Assumes a range of acceptable results. Has margin for error.
What are the 4 perspectives of the balance scorecard?
- Innovation.
- Customer Satisfaction.
- Internal Business Processes.
- Finance.
How do you calculate Total Productivity Ratio?
TPR = Qty of Output Produced / Cost of All Inputs Used
How do you calculate Partial Productivity Ratio?
PPR = Qty of Output Produced / Qty of Input Used
What is the formula for EVA?
EVA = NOPAT - Required Return*
*Required Return = Investment * WACC
What is EVA?
Residual Income that remains after the cost of all capital, including equity capital, has been deducted.

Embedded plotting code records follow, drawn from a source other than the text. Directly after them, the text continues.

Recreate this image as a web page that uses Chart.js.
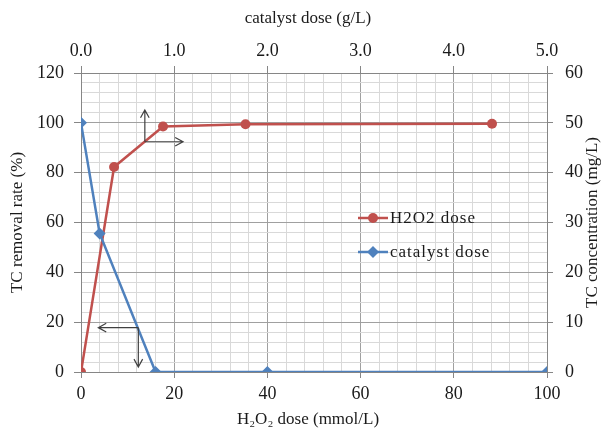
<!DOCTYPE html>
<html lang="en">
<head>
<meta charset="UTF-8" />
<title>TC removal vs H2O2 and catalyst dose</title>
<script src="https://cdn.jsdelivr.net/npm/chart.js"></script>
<style>
  html, body { margin: 0; padding: 0; background: #fff; }
  #wrap { width: 610px; height: 433px; }
</style>
</head>
<body>
<div id="wrap"><canvas id="chartCanvas" width="610" height="433"></canvas></div>
<script>
// H2O2 series: bottom axis (mmol/L) vs left axis (%)
const h2o2Dose = [0, 7.1, 17.6, 35.3, 88.2];
const h2o2Removal = [0, 82.3, 98.5, 99.4, 99.6];
// catalyst series: top axis (g/L) vs right axis (mg/L)
const catalystDose = [0, 0.2, 0.8, 2.0, 5.0];
const catalystConc = [50, 27.8, 0, 0, 0];

const seriesLabels = ["H2O2 dose", "catalyst dose"];
const axisTitles = {
  top: "catalyst dose (g/L)",
  bottom: "H\u2082O\u2082 dose (mmol/L)",
  left: "TC removal rate (%)",
  right: "TC concentration (mg/L)"
};

// arrow annotations, in data units: [xAxis, yAxis, x0, y0, x1, y1]
const arrows = [
  ["x", "y", 13.7, 92.4, 13.7, 105.2],
  ["x", "y", 13.7, 92.4, 21.9, 92.4],
  ["x2", "y2", 0.615, 8.9, 0.186, 8.9],
  ["x2", "y2", 0.615, 8.9, 0.615, 1.0]
];

const RED = "#C0504D";
const BLUE = "#4F81BD";
const MAJOR = "#A0A0A0";
const MINOR = "#D9D9D9";
const AXIS = "#868686";
const FONT = "'Liberation Serif', 'Times New Roman', serif";
const tickFont = { family: FONT, size: 18 };

function gridColor(step) {
  return (c) => (c.tick && Math.round(c.tick.value) % step === 0 ? MAJOR : MINOR);
}
function tickMarkColor(step) {
  return (c) => (c.tick && Math.round(c.tick.value) % step === 0 ? AXIS : "rgba(0,0,0,0)");
}

const extrasPlugin = {
  id: "extras",
  afterDatasetsDraw(chart) {
    const ctx = chart.ctx;
    const s = chart.scales;
    // arrows
    ctx.save();
    ctx.strokeStyle = "#404040";
    ctx.lineWidth = 1.2;
    arrows.forEach(([xa, ya, x0, y0, x1, y1]) => {
      const px0 = s[xa].getPixelForValue(x0), py0 = s[ya].getPixelForValue(y0);
      const px1 = s[xa].getPixelForValue(x1), py1 = s[ya].getPixelForValue(y1);
      ctx.beginPath();
      ctx.moveTo(px0, py0);
      ctx.lineTo(px1, py1);
      const ang = Math.atan2(py1 - py0, px1 - px0);
      const len = 9, spread = 0.5;
      ctx.moveTo(px1 - len * Math.cos(ang - spread), py1 - len * Math.sin(ang - spread));
      ctx.lineTo(px1, py1);
      ctx.lineTo(px1 - len * Math.cos(ang + spread), py1 - len * Math.sin(ang + spread));
      ctx.stroke();
    });
    ctx.restore();

    // legend inside the plot
    const lx = chart.chartArea.left + 277;
    const ly = [chart.chartArea.top + 145, chart.chartArea.top + 179];
    ctx.save();
    chart.data.datasets.forEach((ds, i) => {
      const y = ly[i];
      ctx.strokeStyle = ds.borderColor;
      ctx.lineWidth = 2.5;
      ctx.beginPath();
      ctx.moveTo(lx, y);
      ctx.lineTo(lx + 30, y);
      ctx.stroke();
      ctx.fillStyle = ds.backgroundColor;
      ctx.beginPath();
      if (ds.pointStyle === "circle") {
        ctx.arc(lx + 15, y, 5, 0, Math.PI * 2);
      } else {
        ctx.moveTo(lx + 15, y - 6);
        ctx.lineTo(lx + 21, y);
        ctx.lineTo(lx + 15, y + 6);
        ctx.lineTo(lx + 9, y);
        ctx.closePath();
      }
      ctx.fill();
      ctx.fillStyle = "#1a1a1a";
      ctx.font = "17px " + FONT;
      ctx.letterSpacing = "1px";
      ctx.textAlign = "left";
      ctx.textBaseline = "middle";
      ctx.fillText(ds.label, lx + 32, y + 1);
    });
    ctx.restore();
  },
  afterDraw(chart) {
    const ctx = chart.ctx;
    const a = chart.chartArea;
    const cx = 308;
    const cy = (a.top + a.bottom) / 2;
    ctx.save();
    ctx.fillStyle = "#1a1a1a";
    ctx.font = "17px " + FONT;
    ctx.textAlign = "center";
    ctx.textBaseline = "middle";
    ctx.fillText(axisTitles.top, cx, 19);
    ctx.fillText(axisTitles.bottom, cx, 420);
    ctx.save();
    ctx.translate(18, cy);
    ctx.rotate(-Math.PI / 2);
    ctx.fillText(axisTitles.left, 0, 0);
    ctx.restore();
    ctx.save();
    ctx.translate(593, cy);
    ctx.rotate(-Math.PI / 2);
    ctx.fillText(axisTitles.right, 0, 0);
    ctx.restore();
    ctx.restore();
  }
};

const ctx = document.getElementById("chartCanvas").getContext("2d");
const chart = new Chart(ctx, {
  type: "scatter",
  data: {
    datasets: [
      {
        label: seriesLabels[0],
        data: h2o2Dose.map((x, i) => ({ x: x, y: h2o2Removal[i] })),
        xAxisID: "x",
        yAxisID: "y",
        showLine: true,
        borderColor: RED,
        backgroundColor: RED,
        borderWidth: 2.5,
        pointStyle: "circle",
        pointRadius: 5,
        pointBorderWidth: 0,
        order: 1
      },
      {
        label: seriesLabels[1],
        data: catalystDose.map((x, i) => ({ x: x, y: catalystConc[i] })),
        xAxisID: "x2",
        yAxisID: "y2",
        showLine: true,
        borderColor: BLUE,
        backgroundColor: BLUE,
        borderWidth: 2.5,
        pointStyle: "rectRot",
        pointRadius: 6,
        pointBorderWidth: 0,
        order: 0
      }
    ]
  },
  options: {
    responsive: false,
    devicePixelRatio: 1,
    animation: false,
    layout: { padding: 0 },
    plugins: { legend: { display: false }, tooltip: { enabled: false } },
    scales: {
      x: {
        type: "linear",
        position: "bottom",
        min: 0,
        max: 100,
        afterFit: (sc) => { sc.height = 61; },
        border: { color: AXIS },
        grid: { color: gridColor(20), tickColor: tickMarkColor(20), tickLength: 6 },
        ticks: {
          stepSize: 4,
          autoSkip: false,
          maxRotation: 0,
          padding: 5,
          color: "#1a1a1a",
          font: tickFont,
          callback: (v) => (Math.round(v) % 20 === 0 ? String(Math.round(v)) : "")
        }
      },
      x2: {
        type: "linear",
        position: "top",
        min: 0,
        max: 5,
        afterFit: (sc) => { sc.height = 73; },
        border: { color: AXIS },
        grid: { drawOnChartArea: false, color: AXIS, tickLength: 7 },
        ticks: {
          stepSize: 1,
          autoSkip: false,
          maxRotation: 0,
          padding: 4,
          color: "#1a1a1a",
          font: tickFont,
          callback: (v) => Number(v).toFixed(1)
        }
      },
      y: {
        type: "linear",
        position: "left",
        min: 0,
        max: 120,
        afterFit: (sc) => { sc.width = 81; },
        border: { color: AXIS },
        grid: { color: gridColor(20), tickColor: tickMarkColor(20), tickLength: 7 },
        ticks: {
          stepSize: 4,
          autoSkip: false,
          padding: 10,
          color: "#1a1a1a",
          font: tickFont,
          callback: (v) => (Math.round(v) % 20 === 0 ? String(Math.round(v)) : "")
        }
      },
      y2: {
        type: "linear",
        position: "right",
        min: 0,
        max: 60,
        afterFit: (sc) => { sc.width = 63; },
        border: { color: AXIS },
        grid: { drawOnChartArea: false, color: AXIS, tickLength: 6 },
        ticks: {
          stepSize: 10,
          autoSkip: false,
          padding: 12,
          color: "#1a1a1a",
          font: tickFont
        }
      }
    }
  },
  plugins: [extrasPlugin]
});
</script>
</body>
</html>
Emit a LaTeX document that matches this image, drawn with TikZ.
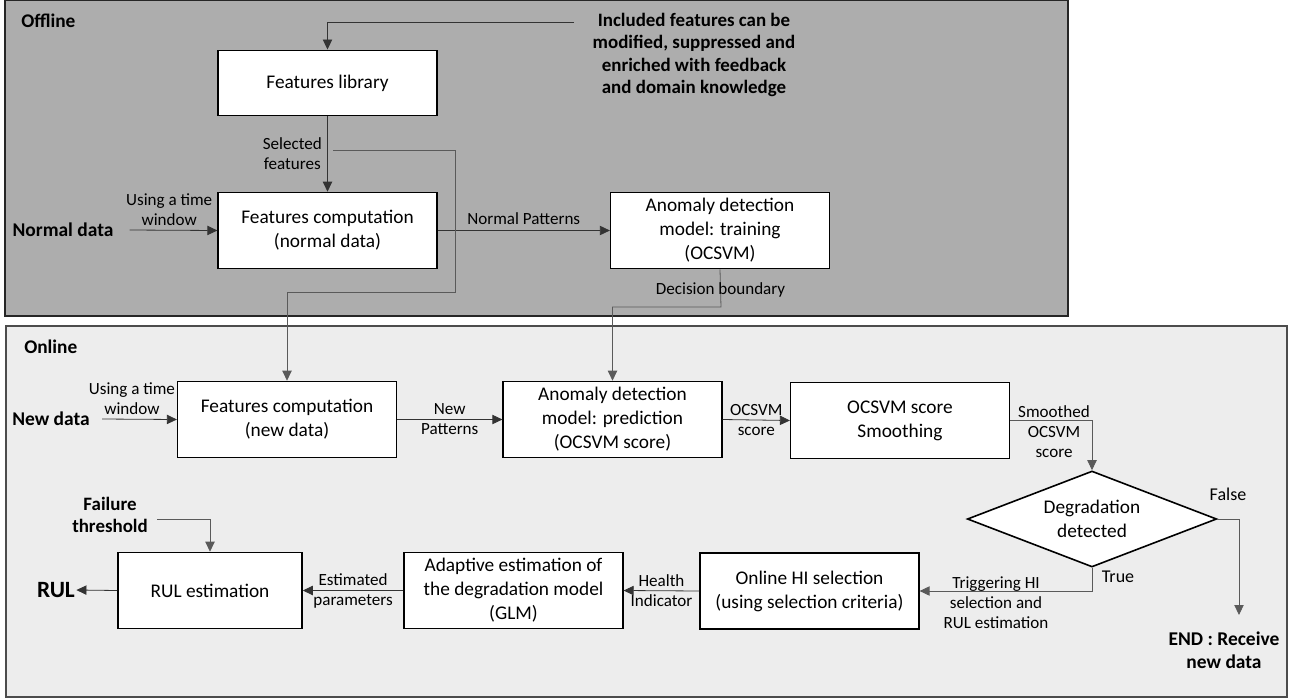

What is the formula for ROI?
ROI = Income / Assets or Investment Capital
Why is ROI not so effective?
- It only focuses on ST results.
- Encourages managers to let go investmests that may be beneficial.
What is residual income?
- Residual after deducting imputed interest on assets.
- Income in excess of a desired minimum return.
- Measures profitability.
What is the formula for residual income?
Residual Income = Net Income - Required Return*
*Required Return = NBV Equity * Hurdle Rate
What is a good reason to use residual income instead of ROI?
- Goal congruence is promoted.
What is discentive to invest?
When, based on ROI, a manager rejects a project that may result in positive cash flows.
What is the imputed interest rate in the residual income approach?
Most likely WACC.
What is the formula for Profit Margin?
Operating Profit Margin = Operating Profit / Sales
Net Profit Margin = Net Income / Sales
Profit Margin = ROI / Asset Turnover
What is the formula for ROE?
ROE = Profit Margin * (Sales / Assets) * (Assets / Equity)
How do you calculate Required Costs to Achieve Target Income?
Required Costs = Revenue Forecast - Target Income
*Target Income = Residual Income
What are the attributes for TQM?
- Customer needs.
- Continuos improvements.
- Quality circles.
What are Control Charts?
They show whether there is a trend toward improved quality conformance or deteriorating quality conformance.
Has three horizontal lines: 1. Upper limit, Average, Lower limit, and then dots show trends.
What is a Pareto Diagram?
Looks like a fishing pole!
Shows what quality control issues are most frequent and which ones need more attention.
What is a Fishbone Diagram?
Analyzes in deep those quality control issues found on the Pareto Diagram.